Twelve stepping a problem is just as it sounds: Applying the 12 steps to solve an obstacle. It’s the application of a single step or multiple steps to a problem.
Of course, this implies you’ve worked the steps or are in touch with someone who’s worked the steps. It also means that the steps aren’t a “one and done” process, and they are designed to work throughout a lifetime.
For instance, if you’re struggling with a coworker relationship, you can see what steps may benefit that situation. A fourth step inventory may be in order, along with steps 6-7. If we’ve caused any harm to the other person, we may also need to work on making amends with the 8th and 9th steps.
The possibilities are endless. As the Big Book suggests, the steps are for solving all of life’s problems, not just our problem with drinking. So it’s crucial to align our lives with the steps and not believe we’re done with them or that we can go back to living our lives as we did before.
Below are more examples for situations that call for twelve stepping a problem.
When finances are a problem, there is a myriad of ways we can apply the steps. One often overlooked one in this situation is step 12. The program suggests we provide service to others rather than focus on our own needs to overcome a problem.
Finances feel like an all-encompassing issue that demands all of our attention to overcome. However, a shift in thinking is in order. We can gain value by providing value to others. Whether that’s volunteering, offering to assist others at our jobs, or looking for opportunities to be helpful, the goal is not to become so self-absorbed that money becomes our sole objective.
The money comes when we’re giving ourselves to others and providing value.
Romantic relationships are perhaps the most challenging place to work the program. They bring with them intense emotions and dredge up issues we never dealt with from our childhood.
Relationships often call for all the steps in a long enough timeframe. It’s important to remember we’re powerless over other people, as in step 1. We must also frequently give up relationship issues to our higher power to handle, as in step 3. We also often need to examine our behaviors and motives with self-inventory.
Someone who has built and maintained healthy romantic relationships is invaluable. Relationship advice comes frequently and quickly from people who don’t have any experience, and they probably engage in unhealthy partnerships that don’t last long or end in tears.
Advice from someone with experience is rare, and you should seek it out more than advice from someone who doesn’t.
The workplace often brings about situations we feel completely powerless over. In a hierarchy of people running a business, tempers flare, managers have opposing goals, and office politics leaves us with sore feelings.
Working the steps at our job can relieve us of feeling we have to run the show ourselves. It provides space for our higher power to manage things and get out of concerns we have no control over, such as pleasing a client, keeping an unrealistic project management timeline, or pleasing our boss all the time.
The steps can teach us where our power extends and where it ends, which helps ease anxiety and fear in the workplace.
Depression or emotional upheavaLs
Alcoholics and addicts aren’t well known for their stoicism and grace under fire. We often fall prey to our emotions and have a unique sensitivity to them. A large part of getting sober is learning to deal with emotions without acting out or seeking relief via destructive outlets.
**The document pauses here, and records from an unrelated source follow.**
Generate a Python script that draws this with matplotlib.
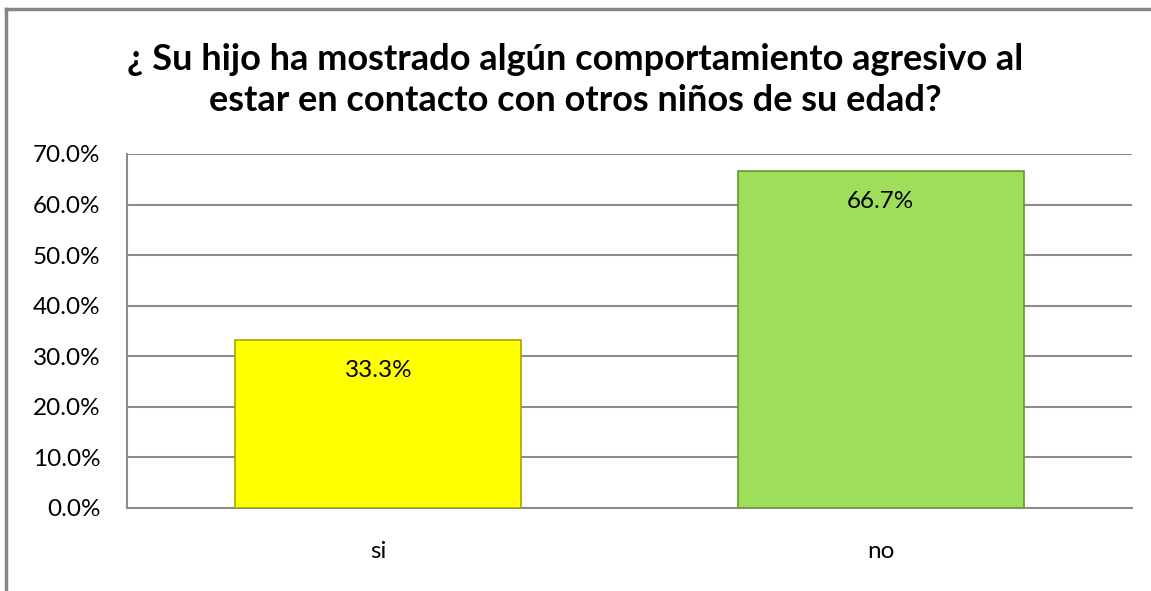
import matplotlib.pyplot as plt
from matplotlib.lines import Line2D

# data
categories = ['si', 'no']
values = [0.333, 0.667]
labels = ['33.3%', '66.7%']
colors = ['#FFFF00', '#9EDE5B']
edges = ['#A8A800', '#5E9A2E']
yticks = [0.0, 0.1, 0.2, 0.3, 0.4, 0.5, 0.6, 0.7]

plt.rcParams['font.family'] = ['Lato', 'DejaVu Sans']

fig = plt.figure(figsize=(11.51, 5.91), dpi=100)
W, H = 1151, 591
ax = fig.add_axes([127 / W, 1 - 508 / H, (1132 - 127) / W, (508 - 154) / H])

# chart border (only top and left visible in the picture)
fig.add_artist(Line2D([6 / W, 1], [1 - 9 / H, 1 - 9 / H], color='#868686', lw=2.5))
fig.add_artist(Line2D([6 / W, 6 / W], [0, 1 - 9 / H], color='#868686', lw=2.5))

x = range(len(categories))
bars = ax.bar(x, values, width=0.57, color=colors, edgecolor=edges, linewidth=1.2, zorder=3)

for b, lab in zip(bars, labels):
    ax.text(b.get_x() + b.get_width() / 2, b.get_height() - 0.04, lab,
            ha='center', va='top', fontsize=17.5, color='black', zorder=4)

ax.set_xlim(-0.5, 1.5)
ax.set_ylim(0, 0.7)
ax.set_yticks(yticks)
ax.set_yticklabels(['%.1f%%' % (t * 100) for t in yticks], fontsize=17.5)
ax.set_xticks(list(x))
ax.set_xticklabels(categories, fontsize=17.5)
ax.tick_params(axis='both', length=0)
ax.tick_params(axis='x', pad=24)
ax.tick_params(axis='y', pad=19)
ax.grid(axis='y', color='#8C8C8C', lw=1.5, zorder=0)

for s in ['top', 'right']:
    ax.spines[s].set_visible(False)
for s in ['left', 'bottom']:
    ax.spines[s].set_color('#8C8C8C')
    ax.spines[s].set_linewidth(1.5)

fig.text(0.5, 1 - 80 / H,
         '¿ Su hijo ha mostrado algún comportamiento agresivo al\nestar en contacto con otros niños de su edad?',
         ha='center', va='center', fontsize=26, fontweight='bold', linespacing=1.3)

fig.savefig('out.png', dpi=100)
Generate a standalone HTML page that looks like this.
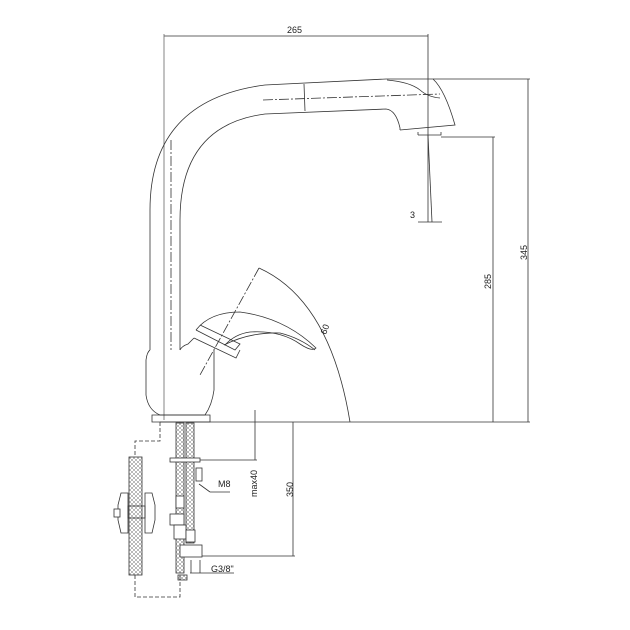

We gain emotional sobriety gradually day by day as we resolve novel problems over and over. However, the steps can act as a cornerstone for tackling each daily problem.
For instance, if we are diligent about our 10th step nightly inventory, we are much less likely to carry fears and anxieties with us into the next day. We solve problems as they arise, such as making amends quickly when we’ve harmed another person. As a result, we are more balanced during the day and less likely to “blow up” over minor issues.
In other words, the steps provide emotional resilience. Before we came into the program, we probably didn’t know how to resolve relationship issues or maintain an even keel in our daily affairs. This unmanageability led to constant feelings of pressure, where we had to lie or cheat to feel good about ourselves.
Now, with a recovery framework, we have guidelines to live by, and we no longer have to live with several monkeys on our backs that require constant attention. That attention can be better spent in the present moment of our lives.
Even when it comes to making a common decision we’re unsure about, such as planning a purchase or pursuing more continuing education, the steps also come in handy.
Steps 10 and 11 come to mind here, which ask us to slow down, take stock, and pray for the right decision. The steps remind us that we no longer need to live by self-propulsion, rushing from one decision to another without care. They remind us to pause frequently and reflect on what’s in front of us so that our complete intuition can come to bear on the situation. When our entire intuition is free to spark our minds, the best decision usually becomes apparent. The ideal choice becomes more evident than if we only applied logical thinking.
Twelve stepping a problem can take many forms. But the idea is simple: we use what we learned from doing the steps to solve a problem in our lives. We can use our intuition to accomplish this or involve a trusted mentor who understands the program and uses it in their own lives.
A lot of people complete the steps and go about their lives. However, going through the entire process should have been a once-in-a-lifetime learning experience. What we learned the first go-around can be applied during the rest of our lives, and we shouldn’t let that fall by the wayside.
So keeping the steps in mind throughout the day, solving problems as soon as they arise, and using the steps to keep us on an even keel protects us from becoming emotionally worn out, leading back to a drink.